Single by VNV Nation

from the album Noire
- Released: 8 October 2018
- Genre: Futurepop
- Length: 5:11
- Label: Anachron Sounds
- Songwriter: Ronan Harris
- Producer: Ronan Harris

VNV Nation singles chronology
|  | "When Is the Future?" (2018) | "Before the Rain" (2023) |

= When Is the Future? =

"When Is the Future?" is a single by VNV Nation from their album Noire. It was released on 8 October 2018, a few days before the European release of the album. This song was released with a music video, VNV Nation's first.

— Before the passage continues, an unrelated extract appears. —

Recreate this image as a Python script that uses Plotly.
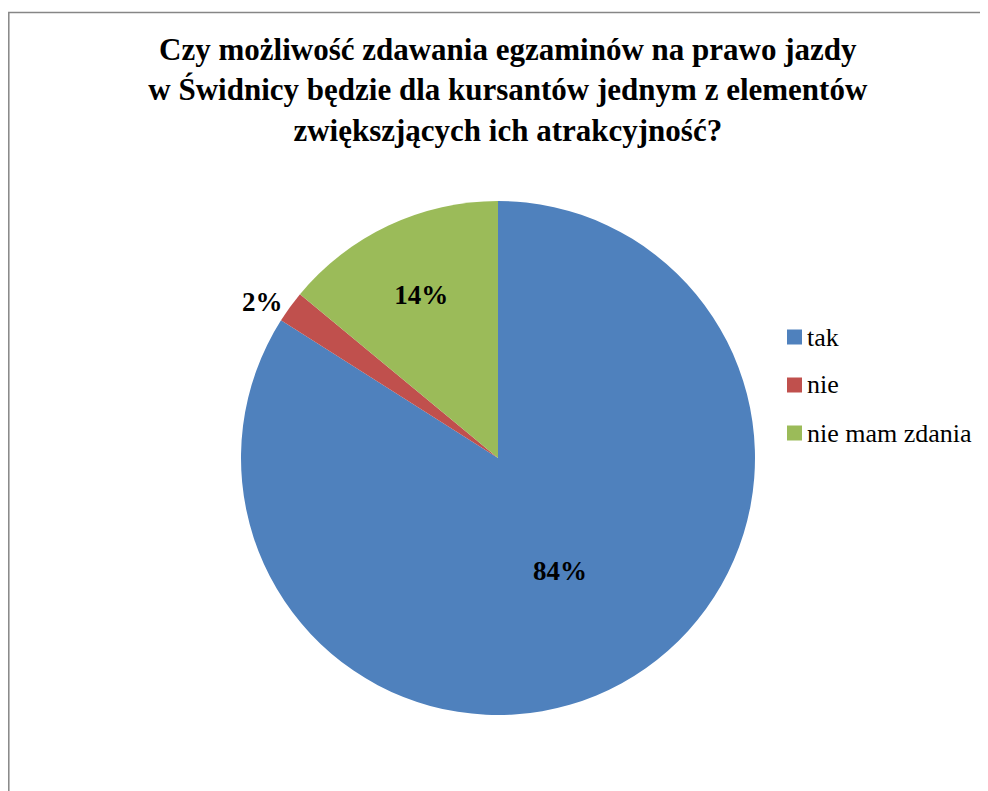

The song became a hit single for the band, being one of very few VNV songs to reach ten million views on YouTube and ten million streams on Spotify.

==Music video==
The music video for "When Is the Future?" was directed by Michael and Flora Winkler, and filmed in Tokyo during late 2018.

==Reception==
"When Is the Future?" was praised upon release. Douglas Leach, writing for Regen Mag, described the song as, "leaning a bit more into the synthwave sound than standard VNV Nation and ending up being a well-written pop song".

Annika Heller also praised the song in her review, saying, "With its regular beats and future pop elements, I couldn’t help but imagining myself walking to the song’s rhythm through a metropolis as a stranger, just like Ronan Harris on his stroll through Tokyo".